Appius, la sua creazione più famosa, ha appena compiuto dieci anni. Come è nata l’idea di questo vino?
“Nel 2010, dopo 25 anni di Sanct Valentin, ho pensato che si potesse fare ancora meglio. In passato avevo fatto diverse microvinificazioni ma non mi ero mai convinto del tutto a metterle in bottiglia. L’idea è nata con con un nome in inglese, The Best of 2010, che poi ho abbandonato. Però il senso era proprio quello di avere il miglior vino dell’annata. Mi sono chiesto: Faccio ogni anno un vino particolare? Ho una botte migliore? No, perché abbiamo annate in cui magari è più buono lo Chardonnay, altre dove è meglio il Pinot Grigio, non c’è costanza. Per cui ho deciso di fare un assemblaggio dei nostri quattro vitigni più importanti (Chardonnay, Pinot Grigio, Pinot Bianco e Sauvignon, escludendo il Gewürztraminer perchè marca troppo), variando leggermente le percentuali di anno in anno. Il risultato è un vino che dovrebbe raccontare l’annata: se è stata più o meno calda, se ha dato poco o tanto alcol, se ha generato vini più eleganti o più strutturati. Anche la lavorazione è diversa dalle altre, tutte le uve vengono vinificate in legno separatamente e assemblate dopo un anno, al quale ne seguono altri tre di ulteriore affinamento sui lieviti fini in acciaio.”

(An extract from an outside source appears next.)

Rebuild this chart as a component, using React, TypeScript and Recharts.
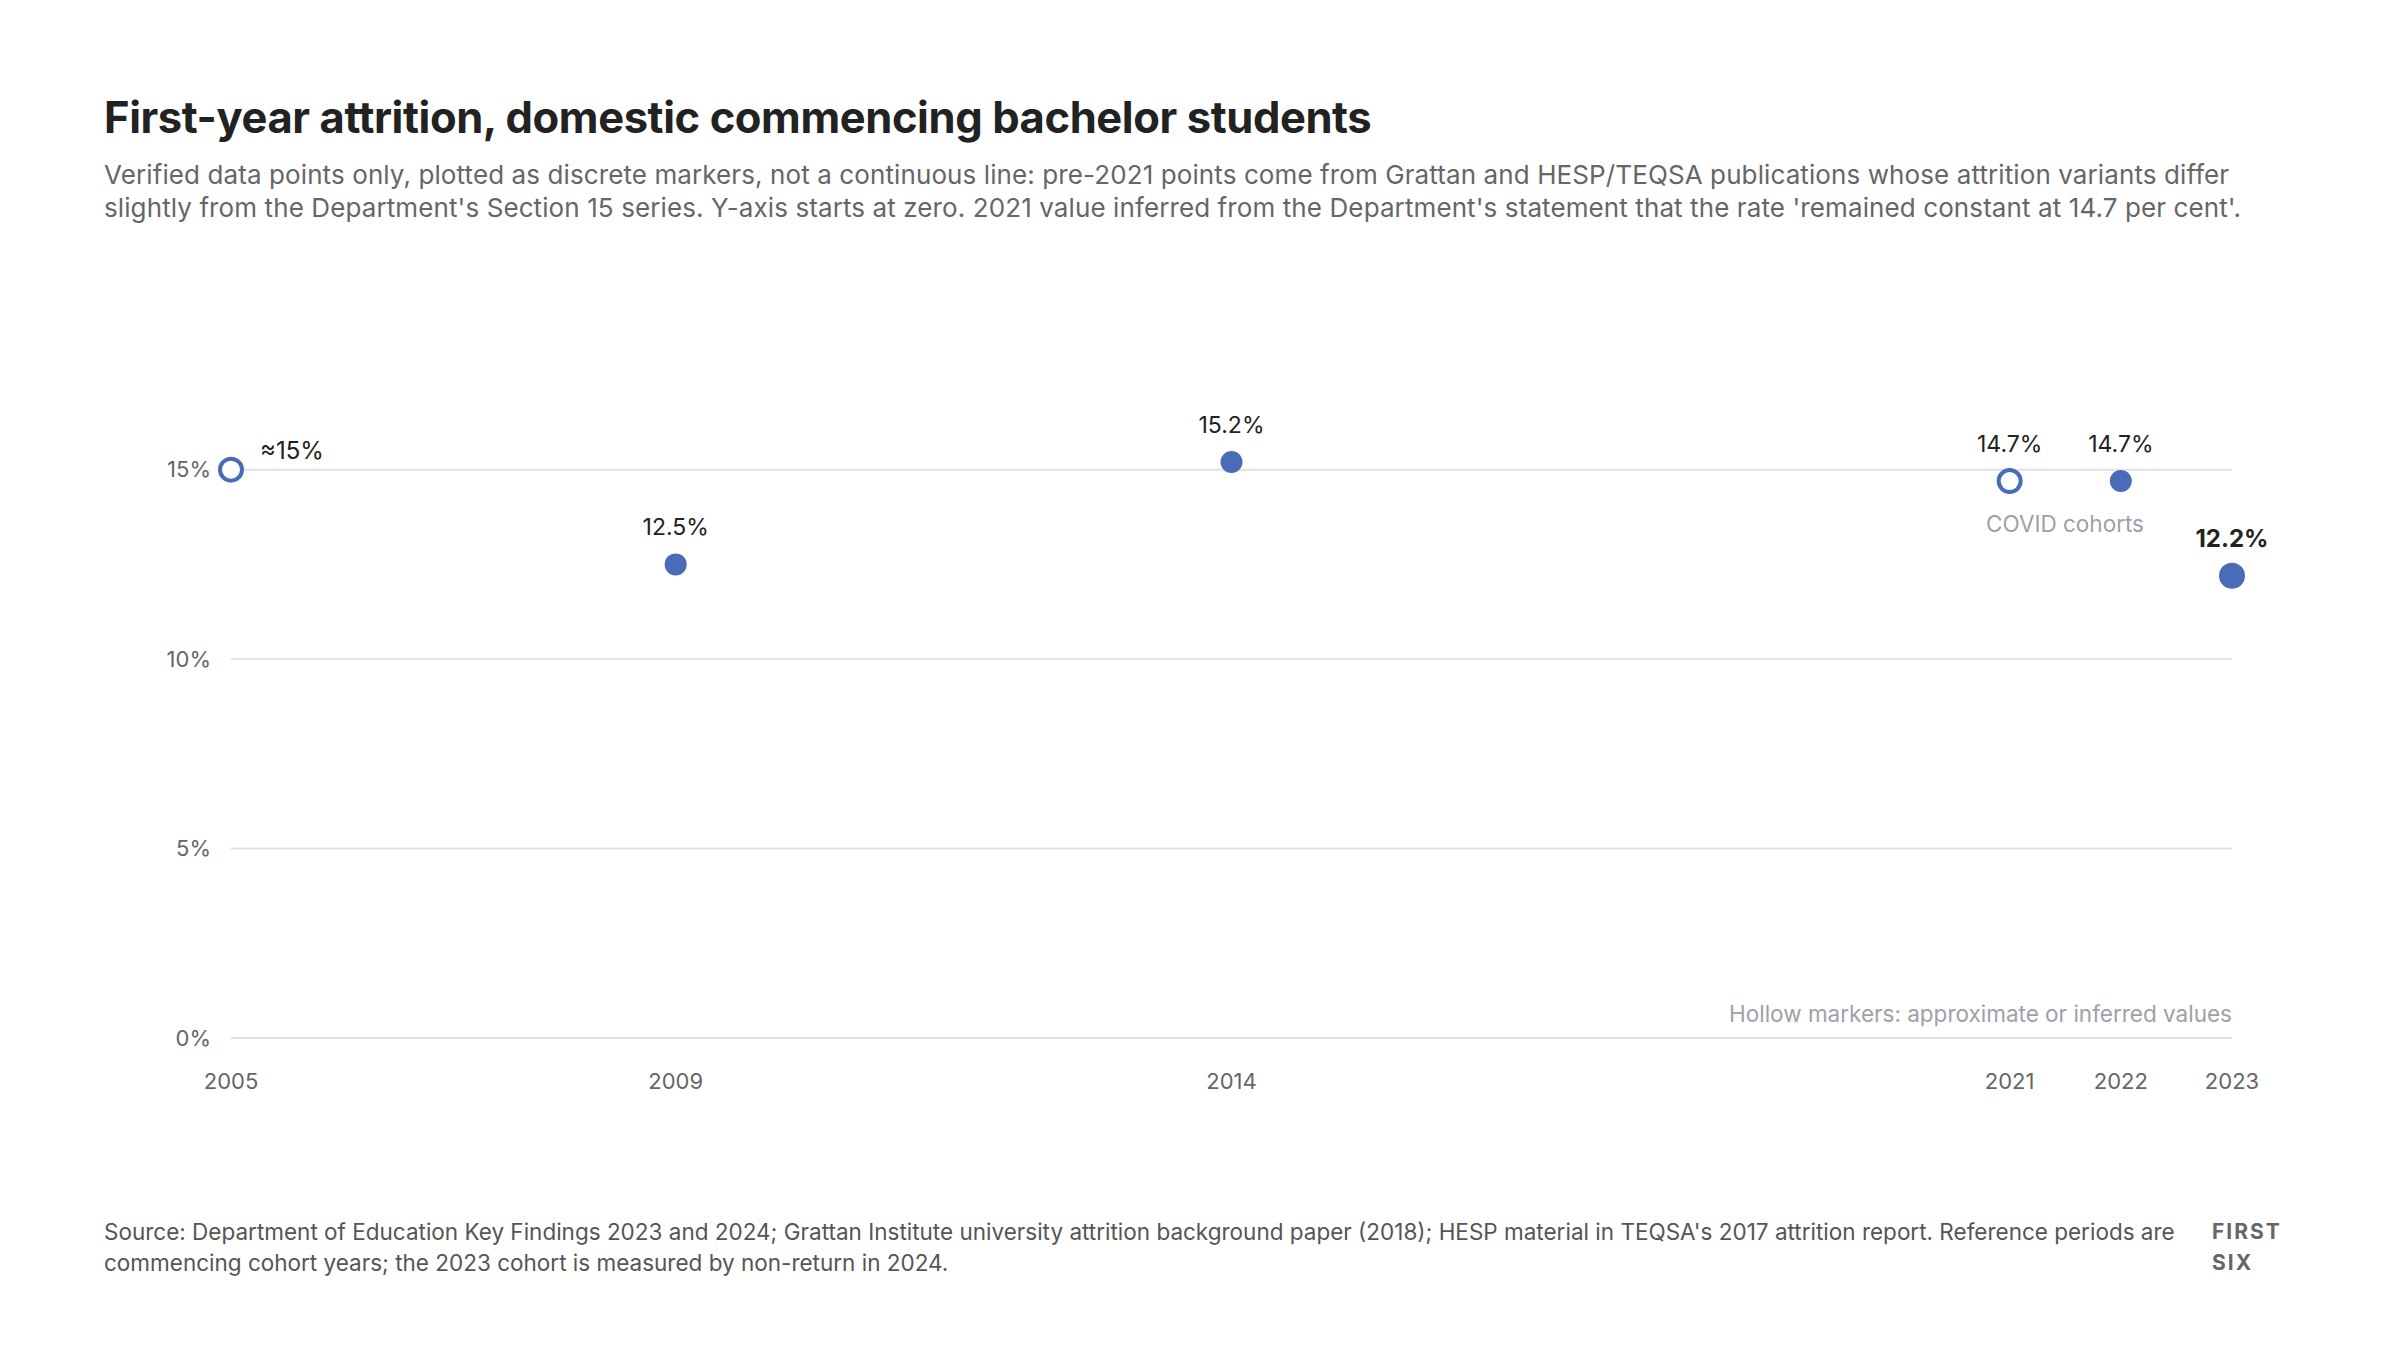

Veniamo alla domanda che tutti si aspettano. Si dice in giro che quest’anno potrebbe lasciare. È davvero così?
“Lascerò l’azienda ufficialmente prima della vendemmia, quella del 2023 è stata la mia ultima. Penso che continuerò comunque a supportare il mio successore Jakob Gasser, un giovane che collabora con noi dal 2017. Nel 2024 farò 68 anni e pur avendo ancora voglia di lavorare, credo che a un certo punto sia giusto passare la palla ai giovani. Ho già detto in altre occasioni che non starò né al fianco né davanti a Jakob, ma sarò dietro di lui a coprirgli le spalle se ne avrà bisogno. Sono convinto che per San Michele non cambierà molto: sarebbe stato diverso se avessimo preso un enologo da fuori, che forse si sarebbe sentito in dovere di dimostrare di essere più bravo del sottoscritto, magari guidando l’azienda in un’altra direzione.”

Potrebbe presentare Jakob a chi ancora non lo conosce?
“Ha studiato enologia e dopo aver fatto uno stage da noi e uno in Toscana, è tornato in azienda. Ha lavorato in cantina per tre anni ed è al mio fianco da sei. È un ragazzo preparato, molto bravo anche in vigna: viene da una famiglia di vignaioli e si vede. Gli piace girare, curiosare, andare a selezionare. Per i primi anni si dedicherà sicuramente più alla parte tecnica, mentre gli aspetti commerciali che seguivo io saranno affidati a qualcun altro.”

C’è un sogno, qualche cosa che le piacerebbe fare e non ha ancora fatto?
“Prima di tutto mi piacerebbe viaggiare di più, perché non ho girato abbastanza. Vorrei visitare qualche Paese dove non sono mai stato, per esempio mi manca la Nuova Zelanda. Conosco bene l’Australia, un po’ gli Stati Uniti e il Sud America. Continuare a frequentare il mondo vitivinicolo avendo più tempo a disposizione, non sempre di corsa. E poi vorrei dedicarmi di più alla famiglia, che fino ad oggi mi ha visto molto poco.”

Uscendo dall’Alto Adige, quali sono i suoi vini preferiti?
“Potrei riempire mezza intervista solo con questa risposta. Dipende molto dall’occasione ma se parliamo di bianchi, sicuramente penso alla Borgogna e al Riesling. Per i rossi direi Borgogna, Bordeaux, Côtes du Rhône, Barolo, anche qualche toscano ovviamente. E poi sono appassionato della Napa Valley e dell’Australia, dove mi sento quasi a casa. Insomma, ne ho tantissimi. Purtroppo mi piacciono quelli buoni, quindi quelli costosi.”